- The request
Extract the lines of the material below, beginning with the first and ending with the line that holds "from bokeh.resources import INLINE". Skip every picture.

- Dataset content
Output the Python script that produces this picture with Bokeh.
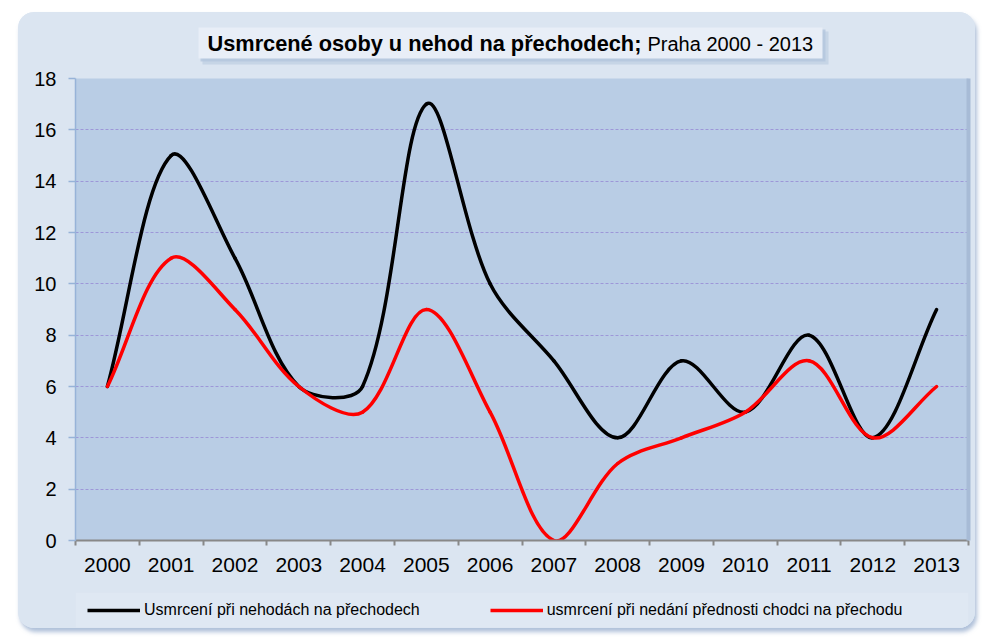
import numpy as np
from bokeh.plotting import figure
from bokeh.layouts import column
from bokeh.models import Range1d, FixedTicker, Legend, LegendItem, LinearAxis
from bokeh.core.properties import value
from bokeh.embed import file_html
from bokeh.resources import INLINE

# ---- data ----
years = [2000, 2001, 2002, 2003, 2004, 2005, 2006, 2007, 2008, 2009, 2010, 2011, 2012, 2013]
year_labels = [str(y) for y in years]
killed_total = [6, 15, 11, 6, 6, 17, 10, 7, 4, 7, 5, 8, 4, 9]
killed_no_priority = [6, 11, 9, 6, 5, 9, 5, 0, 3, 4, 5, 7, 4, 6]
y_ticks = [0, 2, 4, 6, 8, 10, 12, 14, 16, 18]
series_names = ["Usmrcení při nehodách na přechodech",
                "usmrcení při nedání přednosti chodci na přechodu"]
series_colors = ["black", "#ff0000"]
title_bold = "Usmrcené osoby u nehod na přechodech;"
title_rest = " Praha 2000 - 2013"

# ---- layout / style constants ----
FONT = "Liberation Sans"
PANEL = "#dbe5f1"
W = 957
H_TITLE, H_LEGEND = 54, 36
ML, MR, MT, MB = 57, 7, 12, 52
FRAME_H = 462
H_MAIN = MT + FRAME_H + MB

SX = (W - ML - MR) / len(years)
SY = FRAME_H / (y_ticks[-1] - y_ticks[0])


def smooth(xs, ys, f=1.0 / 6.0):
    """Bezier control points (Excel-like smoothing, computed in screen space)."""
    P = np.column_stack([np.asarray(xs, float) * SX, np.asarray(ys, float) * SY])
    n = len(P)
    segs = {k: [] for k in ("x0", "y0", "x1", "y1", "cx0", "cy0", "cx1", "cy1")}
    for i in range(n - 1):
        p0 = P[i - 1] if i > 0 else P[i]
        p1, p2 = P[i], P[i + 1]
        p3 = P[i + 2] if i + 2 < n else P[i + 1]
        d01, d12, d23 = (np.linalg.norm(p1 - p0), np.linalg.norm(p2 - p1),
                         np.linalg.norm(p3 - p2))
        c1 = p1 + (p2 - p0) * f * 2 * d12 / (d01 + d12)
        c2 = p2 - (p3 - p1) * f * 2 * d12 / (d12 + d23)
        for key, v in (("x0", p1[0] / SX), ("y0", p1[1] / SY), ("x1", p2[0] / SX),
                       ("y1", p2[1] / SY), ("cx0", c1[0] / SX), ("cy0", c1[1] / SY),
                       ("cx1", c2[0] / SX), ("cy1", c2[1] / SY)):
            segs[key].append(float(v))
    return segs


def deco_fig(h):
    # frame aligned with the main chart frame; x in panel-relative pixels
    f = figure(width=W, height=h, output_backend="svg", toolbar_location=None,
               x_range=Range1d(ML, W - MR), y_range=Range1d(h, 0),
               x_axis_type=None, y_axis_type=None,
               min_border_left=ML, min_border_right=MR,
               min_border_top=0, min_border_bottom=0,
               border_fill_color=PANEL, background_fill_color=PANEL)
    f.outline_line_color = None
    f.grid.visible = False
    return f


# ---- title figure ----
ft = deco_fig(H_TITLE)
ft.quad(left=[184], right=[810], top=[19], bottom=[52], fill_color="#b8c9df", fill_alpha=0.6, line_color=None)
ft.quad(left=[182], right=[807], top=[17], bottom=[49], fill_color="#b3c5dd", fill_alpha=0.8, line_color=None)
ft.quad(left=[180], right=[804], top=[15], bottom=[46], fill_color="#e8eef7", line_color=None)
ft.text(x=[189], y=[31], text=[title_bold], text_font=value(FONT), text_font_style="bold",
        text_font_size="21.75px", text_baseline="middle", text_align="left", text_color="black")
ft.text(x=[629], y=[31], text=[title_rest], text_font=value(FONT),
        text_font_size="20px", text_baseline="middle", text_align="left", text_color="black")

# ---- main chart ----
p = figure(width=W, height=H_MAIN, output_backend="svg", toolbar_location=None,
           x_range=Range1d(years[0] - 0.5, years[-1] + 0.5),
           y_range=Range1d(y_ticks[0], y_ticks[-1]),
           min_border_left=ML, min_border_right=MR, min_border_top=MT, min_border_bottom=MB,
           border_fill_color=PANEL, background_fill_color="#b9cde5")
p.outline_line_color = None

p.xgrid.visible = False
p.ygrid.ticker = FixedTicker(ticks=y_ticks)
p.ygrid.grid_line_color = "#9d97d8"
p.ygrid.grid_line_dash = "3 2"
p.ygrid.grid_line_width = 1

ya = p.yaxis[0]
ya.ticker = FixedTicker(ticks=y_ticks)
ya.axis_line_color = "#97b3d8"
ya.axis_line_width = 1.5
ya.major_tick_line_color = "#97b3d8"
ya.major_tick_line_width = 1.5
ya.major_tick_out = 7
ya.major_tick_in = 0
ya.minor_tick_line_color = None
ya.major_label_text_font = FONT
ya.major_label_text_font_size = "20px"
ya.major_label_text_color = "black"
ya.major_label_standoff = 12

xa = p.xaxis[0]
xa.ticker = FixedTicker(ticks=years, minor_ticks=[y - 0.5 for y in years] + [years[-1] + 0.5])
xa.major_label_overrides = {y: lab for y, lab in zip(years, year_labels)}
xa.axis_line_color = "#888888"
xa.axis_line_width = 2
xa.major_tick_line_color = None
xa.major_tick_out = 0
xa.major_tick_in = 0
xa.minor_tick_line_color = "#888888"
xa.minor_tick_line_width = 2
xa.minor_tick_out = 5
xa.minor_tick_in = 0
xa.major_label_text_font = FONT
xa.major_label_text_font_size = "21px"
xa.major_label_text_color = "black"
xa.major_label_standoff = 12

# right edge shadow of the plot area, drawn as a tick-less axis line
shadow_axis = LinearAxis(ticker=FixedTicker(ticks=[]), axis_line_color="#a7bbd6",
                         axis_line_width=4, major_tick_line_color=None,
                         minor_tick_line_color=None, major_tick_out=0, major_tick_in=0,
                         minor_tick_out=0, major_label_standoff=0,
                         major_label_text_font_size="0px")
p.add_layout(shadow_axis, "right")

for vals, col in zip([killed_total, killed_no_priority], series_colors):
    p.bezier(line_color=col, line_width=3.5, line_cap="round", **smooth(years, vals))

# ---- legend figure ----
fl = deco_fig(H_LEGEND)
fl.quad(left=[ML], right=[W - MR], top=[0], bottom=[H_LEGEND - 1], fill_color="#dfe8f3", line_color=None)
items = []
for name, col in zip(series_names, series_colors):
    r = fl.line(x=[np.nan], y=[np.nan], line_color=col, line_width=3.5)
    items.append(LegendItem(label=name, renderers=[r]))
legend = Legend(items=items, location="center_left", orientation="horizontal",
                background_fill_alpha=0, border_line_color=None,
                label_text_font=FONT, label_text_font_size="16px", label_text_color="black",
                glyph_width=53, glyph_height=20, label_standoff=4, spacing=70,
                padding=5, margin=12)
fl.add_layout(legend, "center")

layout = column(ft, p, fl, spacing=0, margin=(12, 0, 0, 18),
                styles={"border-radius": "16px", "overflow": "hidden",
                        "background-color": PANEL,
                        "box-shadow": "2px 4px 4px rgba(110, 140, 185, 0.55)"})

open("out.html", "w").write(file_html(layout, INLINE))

- Response below
Output the Python script that produces this picture with Bokeh.
import numpy as np
from bokeh.plotting import figure
from bokeh.layouts import column
from bokeh.models import Range1d, FixedTicker, Legend, LegendItem, LinearAxis
from bokeh.core.properties import value
from bokeh.embed import file_html
from bokeh.resources import INLINE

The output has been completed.